> _Source data_:
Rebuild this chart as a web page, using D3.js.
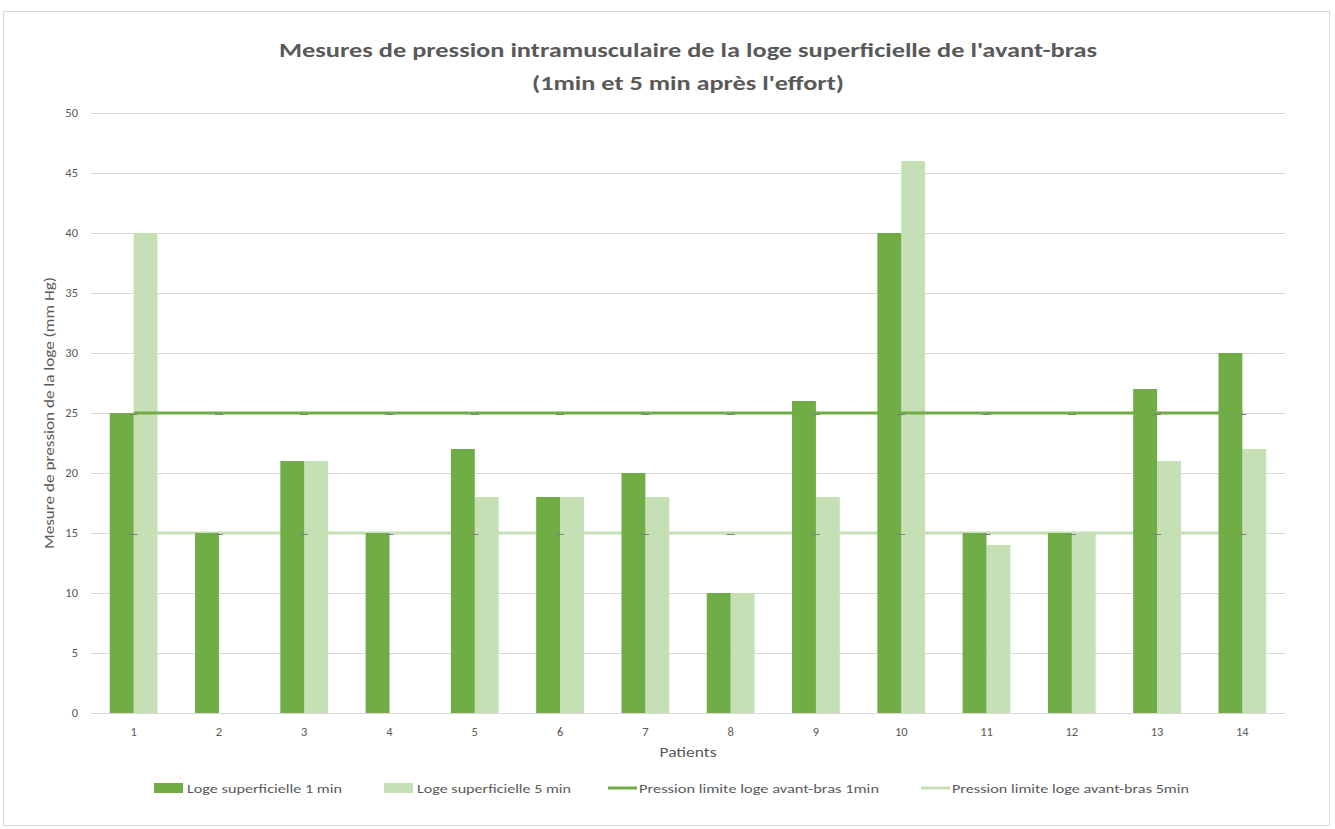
<!DOCTYPE html>
<html lang="fr">
<head>
    <meta charset="UTF-8">
    <title>Mesures de pression intramusculaire</title>
    <script src="https://d3js.org/d3.v7.min.js"></script>
    <style>
        body {
            margin: 0;
            background: #fff;
            font-family: Carlito, "Liberation Sans Narrow", "Open Sans", sans-serif;
        }
        .grid line { stroke: #d9d9d9; stroke-width: 1px; }
        .tick-label { font-size: 12.5px; fill: #595959; }
        .axis-title { font-size: 15px; fill: #595959; }
        .title { font-size: 21px; font-weight: bold; fill: #595959; }
        .legend-text { font-size: 13px; fill: #595959; }
    </style>
</head>
<body>
    <svg id="chart" width="1335" height="829"></svg>
    <script>
        // Data
        const patients = ["1", "2", "3", "4", "5", "6", "7", "8", "9", "10", "11", "12", "13", "14"];
        const loge1min = [25, 15, 21, 15, 22, 18, 20, 10, 26, 40, 15, 15, 27, 30];
        const loge5min = [40, null, 21, null, 18, 18, 18, 10, 18, 46, 14, 15, 21, 22];
        const limite1min = [25, 25, 25, 25, 25, 25, 25, 25, 25, 25, 25, 25, 25, 25];
        const limite5min = [15, 15, 15, 15, 15, 15, 15, 15, 15, 15, 15, 15, 15, 15];
        const yTicks = [0, 5, 10, 15, 20, 25, 30, 35, 40, 45, 50];

        const dark = "#70AD47";
        const light = "#C5E0B4";

        const svg = d3.select("#chart");

        // chart border
        svg.append("rect")
            .attr("x", 3.5).attr("y", 11.5)
            .attr("width", 1326).attr("height", 814)
            .attr("fill", "#fff")
            .attr("stroke", "#d9d9d9");

        const plot = { left: 91, right: 1285, top: 113, bottom: 713 };

        const x = d3.scaleBand()
            .domain(patients)
            .range([plot.left, plot.right])
            .paddingInner(0.44)
            .paddingOuter(0.22);
        const xSub = d3.scaleBand()
            .domain(["1min", "5min"])
            .range([0, x.bandwidth()]);
        const y = d3.scaleLinear().domain([0, 50]).range([plot.bottom, plot.top]);
        const cx = p => x(p) + x.bandwidth() / 2;

        // gridlines
        svg.append("g").attr("class", "grid")
            .selectAll("line").data(yTicks).join("line")
            .attr("x1", plot.left).attr("x2", plot.right)
            .attr("y1", d => Math.round(y(d)) + 0.5)
            .attr("y2", d => Math.round(y(d)) + 0.5);

        // y tick labels
        svg.append("g").selectAll("text").data(yTicks).join("text")
            .attr("class", "tick-label")
            .attr("x", 78).attr("y", d => y(d) + 4)
            .attr("text-anchor", "end")
            .text(d => d);

        // x tick labels
        svg.append("g").selectAll("text").data(patients).join("text")
            .attr("class", "tick-label")
            .attr("x", d => cx(d)).attr("y", 736)
            .attr("text-anchor", "middle")
            .text(d => d);

        // light bars (5 min)
        svg.append("g").selectAll("rect")
            .data(patients.map((p, i) => ({ p, v: loge5min[i] })).filter(d => d.v != null))
            .join("rect")
            .attr("x", d => x(d.p) + xSub("5min"))
            .attr("width", xSub.bandwidth())
            .attr("y", d => y(d.v))
            .attr("height", d => y(0) - y(d.v))
            .attr("fill", light);

        // limit lines
        const line = d3.line().x((d, i) => cx(patients[i])).y(d => y(d));
        svg.append("path").datum(limite5min)
            .attr("d", line).attr("fill", "none")
            .attr("stroke", light).attr("stroke-width", 3);
        svg.append("path").datum(limite1min)
            .attr("d", line).attr("fill", "none")
            .attr("stroke", dark).attr("stroke-width", 3);

        // dark bars (1 min)
        svg.append("g").selectAll("rect")
            .data(patients.map((p, i) => ({ p, v: loge1min[i] })))
            .join("rect")
            .attr("x", d => x(d.p) + xSub("1min"))
            .attr("width", xSub.bandwidth())
            .attr("y", d => y(d.v))
            .attr("height", d => y(0) - y(d.v))
            .attr("fill", dark);

        // small markers on the limit lines
        const markers = svg.append("g");
        [limite1min, limite5min].forEach(series => {
            markers.selectAll(null).data(series).join("line")
                .attr("x1", (d, i) => cx(patients[i]) - 4)
                .attr("x2", (d, i) => cx(patients[i]) + 4)
                .attr("y1", d => y(d) + 1.5)
                .attr("y2", d => y(d) + 1.5)
                .attr("stroke", "#7f7f7f")
                .attr("stroke-width", 1);
        });

        // titles
        svg.append("text").attr("class", "title")
            .attr("x", 688).attr("y", 57).attr("text-anchor", "middle")
            .attr("textLength", 818).attr("lengthAdjust", "spacingAndGlyphs")
            .text("Mesures de pression intramusculaire de la loge superficielle de l'avant-bras");
        svg.append("text").attr("class", "title")
            .attr("x", 688).attr("y", 90).attr("text-anchor", "middle")
            .attr("textLength", 312).attr("lengthAdjust", "spacingAndGlyphs")
            .text("(1min et 5 min après l'effort)");

        svg.append("text").attr("class", "axis-title")
            .attr("x", 688).attr("y", 757).attr("text-anchor", "middle")
            .attr("textLength", 57).attr("lengthAdjust", "spacingAndGlyphs")
            .text("Patients");

        svg.append("text").attr("class", "axis-title")
            .attr("transform", "translate(54,413) rotate(-90)")
            .attr("text-anchor", "middle")
            .attr("textLength", 272).attr("lengthAdjust", "spacingAndGlyphs")
            .text("Mesure de pression de la loge (mm Hg)");

        // legend
        const legend = [
            { label: "Loge superficielle 1 min", color: dark, type: "bar", x: 154, w: 155 },
            { label: "Loge superficielle 5 min", color: light, type: "bar", x: 384, w: 154 },
            { label: "Pression limite loge avant-bras 1min", color: dark, type: "line", x: 608, w: 240 },
            { label: "Pression limite loge avant-bras 5min", color: light, type: "line", x: 921, w: 237 }
        ];
        const lg = svg.append("g").selectAll("g").data(legend).join("g")
            .attr("transform", d => `translate(${d.x},788)`);
        lg.filter(d => d.type === "bar").append("rect")
            .attr("x", 0).attr("y", -5).attr("width", 29).attr("height", 10)
            .attr("fill", d => d.color);
        lg.filter(d => d.type === "line").append("line")
            .attr("x1", 0).attr("x2", 29).attr("y1", 0).attr("y2", 0)
            .attr("stroke", d => d.color).attr("stroke-width", 3);
        lg.append("text").attr("class", "legend-text")
            .attr("x", d => d.type === "bar" ? 33 : 31).attr("y", 5)
            .attr("textLength", d => d.w).attr("lengthAdjust", "spacingAndGlyphs")
            .text(d => d.label);
    </script>
</body>
</html>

> _Aim of the task_:
Transcribe the full listing above exactly, with the images removed.

> _Result for this exercise_:
Rebuild this chart as a web page, using D3.js.
<!DOCTYPE html>
<html lang="fr">
<head>
    <meta charset="UTF-8">
    <title>Mesures de pression intramusculaire</title>
    <script src="https://d3js.org/d3.v7.min.js"></script>
    <style>
        body {
            margin: 0;
            background: #fff;
            font-family: Carlito, "Liberation Sans Narrow", "Open Sans", sans-serif;
        }
        .grid line { stroke: #d9d9d9; stroke-width: 1px; }
        .tick-label { font-size: 12.5px; fill: #595959; }
        .axis-title { font-size: 15px; fill: #595959; }
        .title { font-size: 21px; font-weight: bold; fill: #595959; }
        .legend-text { font-size: 13px; fill: #595959; }
    </style>
</head>
<body>
    <svg id="chart" width="1335" height="829"></svg>
    <script>
        // Data
        const patients = ["1", "2", "3", "4", "5", "6", "7", "8", "9", "10", "11", "12", "13", "14"];
        const loge1min = [25, 15, 21, 15, 22, 18, 20, 10, 26, 40, 15, 15, 27, 30];
        const loge5min = [40, null, 21, null, 18, 18, 18, 10, 18, 46, 14, 15, 21, 22];
        const limite1min = [25, 25, 25, 25, 25, 25, 25, 25, 25, 25, 25, 25, 25, 25];
        const limite5min = [15, 15, 15, 15, 15, 15, 15, 15, 15, 15, 15, 15, 15, 15];
        const yTicks = [0, 5, 10, 15, 20, 25, 30, 35, 40, 45, 50];

        const dark = "#70AD47";
        const light = "#C5E0B4";

        const svg = d3.select("#chart");

        // chart border
        svg.append("rect")
            .attr("x", 3.5).attr("y", 11.5)
            .attr("width", 1326).attr("height", 814)
            .attr("fill", "#fff")
            .attr("stroke", "#d9d9d9");

        const plot = { left: 91, right: 1285, top: 113, bottom: 713 };

        const x = d3.scaleBand()
            .domain(patients)
            .range([plot.left, plot.right])
            .paddingInner(0.44)
            .paddingOuter(0.22);
        const xSub = d3.scaleBand()
            .domain(["1min", "5min"])
            .range([0, x.bandwidth()]);
        const y = d3.scaleLinear().domain([0, 50]).range([plot.bottom, plot.top]);
        const cx = p => x(p) + x.bandwidth() / 2;

        // gridlines
        svg.append("g").attr("class", "grid")
            .selectAll("line").data(yTicks).join("line")
            .attr("x1", plot.left).attr("x2", plot.right)
            .attr("y1", d => Math.round(y(d)) + 0.5)
            .attr("y2", d => Math.round(y(d)) + 0.5);

        // y tick labels
        svg.append("g").selectAll("text").data(yTicks).join("text")
            .attr("class", "tick-label")
            .attr("x", 78).attr("y", d => y(d) + 4)
            .attr("text-anchor", "end")
            .text(d => d);

        // x tick labels
        svg.append("g").selectAll("text").data(patients).join("text")
            .attr("class", "tick-label")
            .attr("x", d => cx(d)).attr("y", 736)
            .attr("text-anchor", "middle")
            .text(d => d);

        // light bars (5 min)
        svg.append("g").selectAll("rect")
            .data(patients.map((p, i) => ({ p, v: loge5min[i] })).filter(d => d.v != null))
            .join("rect")
            .attr("x", d => x(d.p) + xSub("5min"))
            .attr("width", xSub.bandwidth())
            .attr("y", d => y(d.v))
            .attr("height", d => y(0) - y(d.v))
            .attr("fill", light);

        // limit lines
        const line = d3.line().x((d, i) => cx(patients[i])).y(d => y(d));
        svg.append("path").datum(limite5min)
            .attr("d", line).attr("fill", "none")
            .attr("stroke", light).attr("stroke-width", 3);
        svg.append("path").datum(limite1min)
            .attr("d", line).attr("fill", "none")
            .attr("stroke", dark).attr("stroke-width", 3);

        // dark bars (1 min)
        svg.append("g").selectAll("rect")
            .data(patients.map((p, i) => ({ p, v: loge1min[i] })))
            .join("rect")
            .attr("x", d => x(d.p) + xSub("1min"))
            .attr("width", xSub.bandwidth())
            .attr("y", d => y(d.v))
            .attr("height", d => y(0) - y(d.v))
            .attr("fill", dark);

        // small markers on the limit lines
        const markers = svg.append("g");
        [limite1min, limite5min].forEach(series => {
            markers.selectAll(null).data(series).join("line")
                .attr("x1", (d, i) => cx(patients[i]) - 4)
                .attr("x2", (d, i) => cx(patients[i]) + 4)
                .attr("y1", d => y(d) + 1.5)
                .attr("y2", d => y(d) + 1.5)
                .attr("stroke", "#7f7f7f")
                .attr("stroke-width", 1);
        });

        // titles
        svg.append("text").attr("class", "title")
            .attr("x", 688).attr("y", 57).attr("text-anchor", "middle")
            .attr("textLength", 818).attr("lengthAdjust", "spacingAndGlyphs")
            .text("Mesures de pression intramusculaire de la loge superficielle de l'avant-bras");
        svg.append("text").attr("class", "title")
            .attr("x", 688).attr("y", 90).attr("text-anchor", "middle")
            .attr("textLength", 312).attr("lengthAdjust", "spacingAndGlyphs")
            .text("(1min et 5 min après l'effort)");

        svg.append("text").attr("class", "axis-title")
            .attr("x", 688).attr("y", 757).attr("text-anchor", "middle")
            .attr("textLength", 57).attr("lengthAdjust", "spacingAndGlyphs")
            .text("Patients");

        svg.append("text").attr("class", "axis-title")
            .attr("transform", "translate(54,413) rotate(-90)")
            .attr("text-anchor", "middle")
            .attr("textLength", 272).attr("lengthAdjust", "spacingAndGlyphs")
            .text("Mesure de pression de la loge (mm Hg)");

        // legend
        const legend = [
            { label: "Loge superficielle 1 min", color: dark, type: "bar", x: 154, w: 155 },
            { label: "Loge superficielle 5 min", color: light, type: "bar", x: 384, w: 154 },
            { label: "Pression limite loge avant-bras 1min", color: dark, type: "line", x: 608, w: 240 },
            { label: "Pression limite loge avant-bras 5min", color: light, type: "line", x: 921, w: 237 }
        ];
        const lg = svg.append("g").selectAll("g").data(legend).join("g")
            .attr("transform", d => `translate(${d.x},788)`);
        lg.filter(d => d.type === "bar").append("rect")
            .attr("x", 0).attr("y", -5).attr("width", 29).attr("height", 10)
            .attr("fill", d => d.color);
        lg.filter(d => d.type === "line").append("line")
            .attr("x1", 0).attr("x2", 29).attr("y1", 0).attr("y2", 0)
            .attr("stroke", d => d.color).attr("stroke-width", 3);
        lg.append("text").attr("class", "legend-text")
            .attr("x", d => d.type === "bar" ? 33 : 31).attr("y", 5)
            .attr("textLength", d => d.w).attr("lengthAdjust", "spacingAndGlyphs")
            .text(d => d.label);
    </script>
</body>
</html>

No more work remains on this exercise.